A post-accident examination of the airframe and engine revealed that the fuel tank cap found installed on the filler neck of the forward fuel tank did not appear to be the correct part for the airplane. It had a part number of 2501621 etched on it with no manufacturer name displayed.
The fuel tank cap appeared to be manufactured with a single vent hole. The fuel tank cap was equipped with two worn gaskets stacked under the cap. The lower gasket had multiple visible cracks present on both sides of it. The upper gasket was wrinkled and was displaced toward the vent hole, which blocked the venting capability of the fuel tank. Based on the available evidence, it could not be determined when the vent hole became blocked. No fuel was observed in the forward fuel tank, which had sustained impact damage.
For the Piper J-4 Cub, the sole source of venting for the forward fuel tank is through a vented fuel tank cap. The approved part numbers for the forward fuel tank caps from the original equipment manufacturer (Piper) are A748 (the older style) or 00062-40 (the newer style).
The pilot reported that the forward fuel tank cap was on the airplane when he purchased it several years ago.

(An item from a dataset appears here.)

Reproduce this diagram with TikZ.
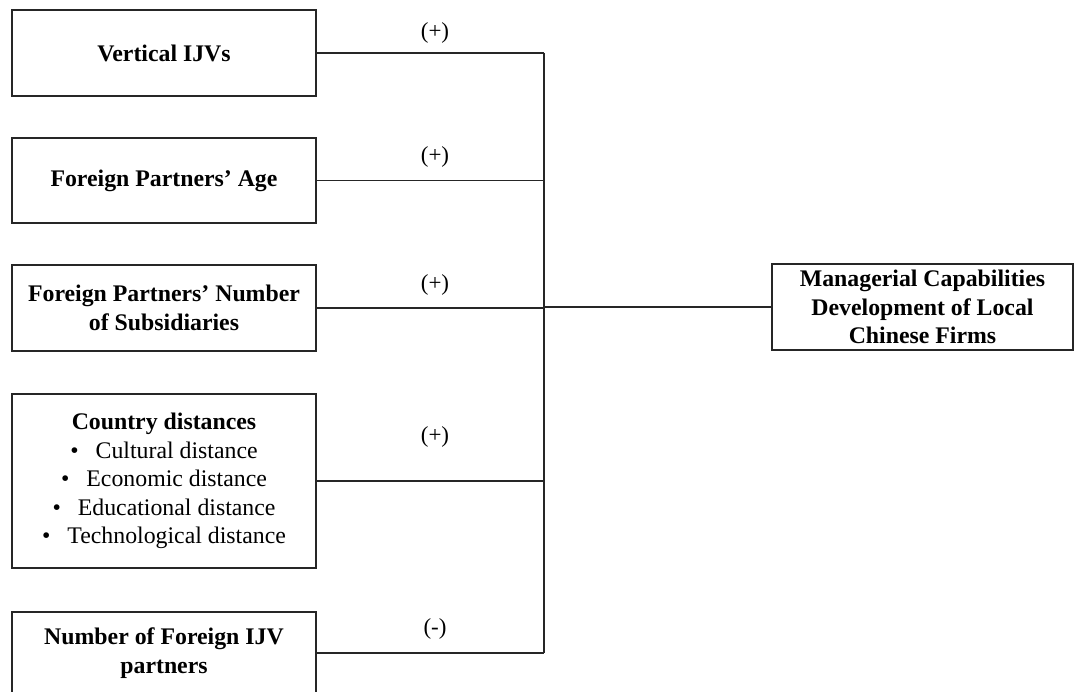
\documentclass[tikz,border=0pt]{standalone}
\usepackage{fontspec}
\setmainfont{Liberation Serif}
\newcommand{\bul}{\mdseries •\hspace{17pt}}
\begin{document}
\begin{tikzpicture}[x=1pt,y=-1pt,
  factor/.style={draw=black!85,line width=1.2pt,rectangle,minimum width=304pt,
    inner sep=0pt,align=center,font=\fontsize{23.8}{28.5}\selectfont\bfseries},
  sign/.style={font=\fontsize{23}{26}\selectfont,inner sep=0pt},
  link/.style={draw=black!85,line width=1.2pt}]
\clip (0,0) rectangle (1075,692);
\fill[white] (0,0) rectangle (1075,692);
\node[factor,minimum height=86pt] (b1) at (164,53) {Vertical IJVs};
\node[factor,minimum height=85pt] (b2) at (164,180.5) {Foreign Partners’ Age};
\node[factor,minimum height=86pt] (b3) at (164,308) {Foreign Partners’ Number\\of Subsidiaries};
\node[factor,minimum height=174pt] (b4) at (164,481) {Country distances\\
  \bul Cultural distance\\
  \bul Economic distance\\
  \bul Educational distance\\
  \bul Technological distance};
\node[factor,minimum height=82pt] (b5) at (164,653) {Number of Foreign IJV\\partners};
\node[factor,minimum width=301pt,minimum height=86pt] (out) at (922.5,307) {Managerial Capabilities\\Development of Local\\Chinese Firms};
\coordinate (jt) at (544,53);
\coordinate (jb) at (544,653);
\draw[link] (jt) -- (jb);
\draw[link] (b1.east) -- (b1.east -| jt);
\draw[link] (b2.east) -- (b2.east -| jt);
\draw[link] (b3.east) -- (b3.east -| jt);
\draw[link] (b4.east) -- (b4.east -| jt);
\draw[link] (b5.east) -- (b5.east -| jt);
\draw[link] (out.west) -- (out.west -| jt);
\node[sign] (s1) at (435,33) {(+)};
\node[sign] (s2) at (435,157) {(+)};
\node[sign] (s3) at (435,285) {(+)};
\node[sign] (s4) at (435,437) {(+)};
\node[sign] (s5) at (435,629) {(-)};
\end{tikzpicture}
\end{document}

The pilot and his brother purchased the airplane together in March 2011, and the pilot became the sole owner in October 2017. The pilot did not have any knowledge of the origin or the background of the forward fuel tank cap.

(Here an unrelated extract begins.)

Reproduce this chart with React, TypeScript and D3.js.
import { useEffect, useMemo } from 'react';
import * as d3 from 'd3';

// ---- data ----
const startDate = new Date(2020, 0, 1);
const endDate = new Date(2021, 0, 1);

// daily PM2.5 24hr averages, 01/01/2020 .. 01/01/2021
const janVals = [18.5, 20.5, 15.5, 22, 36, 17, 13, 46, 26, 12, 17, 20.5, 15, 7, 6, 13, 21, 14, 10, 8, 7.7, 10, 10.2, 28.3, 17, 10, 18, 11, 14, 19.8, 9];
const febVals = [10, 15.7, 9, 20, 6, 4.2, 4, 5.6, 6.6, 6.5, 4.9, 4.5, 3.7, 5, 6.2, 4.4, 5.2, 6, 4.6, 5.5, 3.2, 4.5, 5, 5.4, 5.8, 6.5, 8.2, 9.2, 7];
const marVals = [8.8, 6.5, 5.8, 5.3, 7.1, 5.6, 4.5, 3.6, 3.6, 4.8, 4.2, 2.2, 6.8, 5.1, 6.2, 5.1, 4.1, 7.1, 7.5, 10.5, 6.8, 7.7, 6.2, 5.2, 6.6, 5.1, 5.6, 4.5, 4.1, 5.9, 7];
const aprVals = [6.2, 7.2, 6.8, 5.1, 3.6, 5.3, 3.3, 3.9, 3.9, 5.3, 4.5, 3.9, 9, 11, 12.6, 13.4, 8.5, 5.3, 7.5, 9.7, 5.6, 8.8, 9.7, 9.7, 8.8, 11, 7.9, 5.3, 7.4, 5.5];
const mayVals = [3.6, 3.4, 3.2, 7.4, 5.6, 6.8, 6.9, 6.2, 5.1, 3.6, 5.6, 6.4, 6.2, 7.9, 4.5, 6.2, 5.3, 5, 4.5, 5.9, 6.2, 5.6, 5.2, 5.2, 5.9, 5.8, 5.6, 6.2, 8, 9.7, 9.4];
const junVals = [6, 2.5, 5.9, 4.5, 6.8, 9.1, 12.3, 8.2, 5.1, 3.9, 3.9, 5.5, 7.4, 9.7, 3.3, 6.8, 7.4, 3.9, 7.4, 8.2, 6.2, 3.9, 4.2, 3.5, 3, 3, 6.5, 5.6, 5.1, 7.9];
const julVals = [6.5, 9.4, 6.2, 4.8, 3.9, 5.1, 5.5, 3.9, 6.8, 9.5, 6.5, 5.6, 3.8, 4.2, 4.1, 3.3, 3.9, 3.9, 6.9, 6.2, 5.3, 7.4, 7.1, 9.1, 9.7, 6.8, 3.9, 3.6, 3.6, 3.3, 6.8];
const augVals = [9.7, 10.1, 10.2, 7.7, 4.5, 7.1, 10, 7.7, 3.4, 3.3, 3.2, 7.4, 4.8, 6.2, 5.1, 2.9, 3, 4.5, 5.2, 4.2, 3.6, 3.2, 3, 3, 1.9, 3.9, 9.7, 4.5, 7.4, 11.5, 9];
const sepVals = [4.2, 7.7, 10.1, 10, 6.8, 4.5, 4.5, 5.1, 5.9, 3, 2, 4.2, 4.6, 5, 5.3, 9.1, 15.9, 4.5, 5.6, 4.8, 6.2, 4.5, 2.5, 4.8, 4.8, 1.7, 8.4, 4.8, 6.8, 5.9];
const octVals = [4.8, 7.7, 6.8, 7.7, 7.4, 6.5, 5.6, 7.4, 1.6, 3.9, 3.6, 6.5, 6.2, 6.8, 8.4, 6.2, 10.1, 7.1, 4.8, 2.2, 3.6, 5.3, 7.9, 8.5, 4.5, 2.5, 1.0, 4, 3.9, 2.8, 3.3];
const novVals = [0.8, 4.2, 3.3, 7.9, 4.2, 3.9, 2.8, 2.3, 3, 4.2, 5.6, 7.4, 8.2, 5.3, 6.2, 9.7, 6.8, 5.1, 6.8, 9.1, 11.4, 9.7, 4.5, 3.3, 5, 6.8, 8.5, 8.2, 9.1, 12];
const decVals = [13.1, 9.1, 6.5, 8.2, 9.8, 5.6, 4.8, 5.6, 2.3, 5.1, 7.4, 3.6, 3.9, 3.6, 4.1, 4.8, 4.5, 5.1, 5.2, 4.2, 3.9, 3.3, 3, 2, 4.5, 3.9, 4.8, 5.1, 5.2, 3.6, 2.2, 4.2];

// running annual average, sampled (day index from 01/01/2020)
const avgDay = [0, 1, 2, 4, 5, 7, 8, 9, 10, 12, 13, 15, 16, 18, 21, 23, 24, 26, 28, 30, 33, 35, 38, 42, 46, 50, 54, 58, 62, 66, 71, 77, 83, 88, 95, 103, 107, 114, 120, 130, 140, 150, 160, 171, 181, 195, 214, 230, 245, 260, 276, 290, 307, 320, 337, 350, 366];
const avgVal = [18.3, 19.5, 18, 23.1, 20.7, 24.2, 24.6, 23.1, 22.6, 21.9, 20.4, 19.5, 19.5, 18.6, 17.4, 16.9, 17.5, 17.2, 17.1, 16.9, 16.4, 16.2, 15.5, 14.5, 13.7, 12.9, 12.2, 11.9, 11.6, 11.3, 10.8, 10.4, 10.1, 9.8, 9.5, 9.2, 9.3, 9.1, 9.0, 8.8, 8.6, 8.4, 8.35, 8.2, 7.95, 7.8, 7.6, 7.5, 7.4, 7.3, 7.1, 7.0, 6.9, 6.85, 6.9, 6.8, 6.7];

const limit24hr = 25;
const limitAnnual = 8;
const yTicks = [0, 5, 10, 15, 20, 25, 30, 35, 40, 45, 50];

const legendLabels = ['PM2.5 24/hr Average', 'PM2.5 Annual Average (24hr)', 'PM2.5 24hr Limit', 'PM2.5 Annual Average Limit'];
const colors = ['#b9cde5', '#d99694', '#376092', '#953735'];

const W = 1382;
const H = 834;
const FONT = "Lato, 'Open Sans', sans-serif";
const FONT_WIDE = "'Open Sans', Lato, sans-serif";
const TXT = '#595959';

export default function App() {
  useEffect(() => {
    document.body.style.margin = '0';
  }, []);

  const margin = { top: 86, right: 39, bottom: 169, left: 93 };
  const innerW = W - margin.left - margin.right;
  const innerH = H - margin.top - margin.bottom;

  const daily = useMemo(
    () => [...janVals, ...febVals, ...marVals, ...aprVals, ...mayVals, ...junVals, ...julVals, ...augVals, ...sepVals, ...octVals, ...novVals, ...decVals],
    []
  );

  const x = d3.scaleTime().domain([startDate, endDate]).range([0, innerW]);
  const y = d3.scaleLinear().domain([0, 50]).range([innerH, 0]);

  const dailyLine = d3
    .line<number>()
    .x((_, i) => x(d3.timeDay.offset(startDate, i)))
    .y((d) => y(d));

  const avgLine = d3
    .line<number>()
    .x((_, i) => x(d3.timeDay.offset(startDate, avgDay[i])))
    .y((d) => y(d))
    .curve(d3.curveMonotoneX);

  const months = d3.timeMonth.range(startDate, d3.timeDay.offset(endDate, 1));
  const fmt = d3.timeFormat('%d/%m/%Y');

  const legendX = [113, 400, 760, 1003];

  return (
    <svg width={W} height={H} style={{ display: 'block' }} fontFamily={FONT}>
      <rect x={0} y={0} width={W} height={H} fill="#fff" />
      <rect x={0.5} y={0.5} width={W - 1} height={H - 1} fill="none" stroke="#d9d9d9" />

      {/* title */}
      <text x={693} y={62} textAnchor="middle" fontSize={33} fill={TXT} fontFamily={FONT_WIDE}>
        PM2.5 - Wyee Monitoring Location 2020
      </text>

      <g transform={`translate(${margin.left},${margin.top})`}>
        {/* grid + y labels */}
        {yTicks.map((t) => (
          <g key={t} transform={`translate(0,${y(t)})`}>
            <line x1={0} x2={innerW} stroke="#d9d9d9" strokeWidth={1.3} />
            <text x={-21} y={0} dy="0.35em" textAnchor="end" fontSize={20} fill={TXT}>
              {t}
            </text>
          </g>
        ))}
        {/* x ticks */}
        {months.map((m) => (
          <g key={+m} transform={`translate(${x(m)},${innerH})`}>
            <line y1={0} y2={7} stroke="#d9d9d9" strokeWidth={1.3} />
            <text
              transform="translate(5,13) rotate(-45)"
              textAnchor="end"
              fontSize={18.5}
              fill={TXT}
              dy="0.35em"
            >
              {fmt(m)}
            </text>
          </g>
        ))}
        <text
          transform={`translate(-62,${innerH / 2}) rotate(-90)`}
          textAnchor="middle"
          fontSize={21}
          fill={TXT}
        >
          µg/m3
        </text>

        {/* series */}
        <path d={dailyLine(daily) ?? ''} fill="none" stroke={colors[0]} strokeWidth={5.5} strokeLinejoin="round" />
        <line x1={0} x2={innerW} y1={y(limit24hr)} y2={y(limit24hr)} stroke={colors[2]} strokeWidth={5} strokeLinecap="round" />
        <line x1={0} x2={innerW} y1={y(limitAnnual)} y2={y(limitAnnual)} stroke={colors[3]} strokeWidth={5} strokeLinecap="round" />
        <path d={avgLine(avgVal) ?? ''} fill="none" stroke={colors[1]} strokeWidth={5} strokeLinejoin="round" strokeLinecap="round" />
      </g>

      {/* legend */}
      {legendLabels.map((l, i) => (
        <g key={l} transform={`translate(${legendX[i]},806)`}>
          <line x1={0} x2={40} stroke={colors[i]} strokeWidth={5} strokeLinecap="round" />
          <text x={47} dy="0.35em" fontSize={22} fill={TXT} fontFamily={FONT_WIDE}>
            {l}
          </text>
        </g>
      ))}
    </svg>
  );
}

According to the airplane’s maintenance logbook, during the airplane’s most recent annual inspection, the airplane was inspected per Piper Inspection Sheets 230-3000. The accident occurred 39 days after the inspection, and 2.3 airplane flight hours had accumulated since the inspection.
The FAA Airplane Flying Handbook (FAA-H-8083-3B) discusses preflight procedures and states in part:
Checking the fuel tank vent is an important part of a preflight assessment. If outside air is unable to enter the tank as fuel is drawn into the engine, the eventual result is fuel starvation and engine failure. During the preflight assessment, the pilot should look for signs of vent damage and blockage. Some airplanes utilize vented fuel caps, fuel vent tubes, or recessed areas under the wings where vents are located. The pilot should use a flashlight to look at the fuel vent to ensure that it is free from damage and clear of obstructions. If there is a rush of air when the fuel tank cap is cracked, there could be a serious problem with the vent system.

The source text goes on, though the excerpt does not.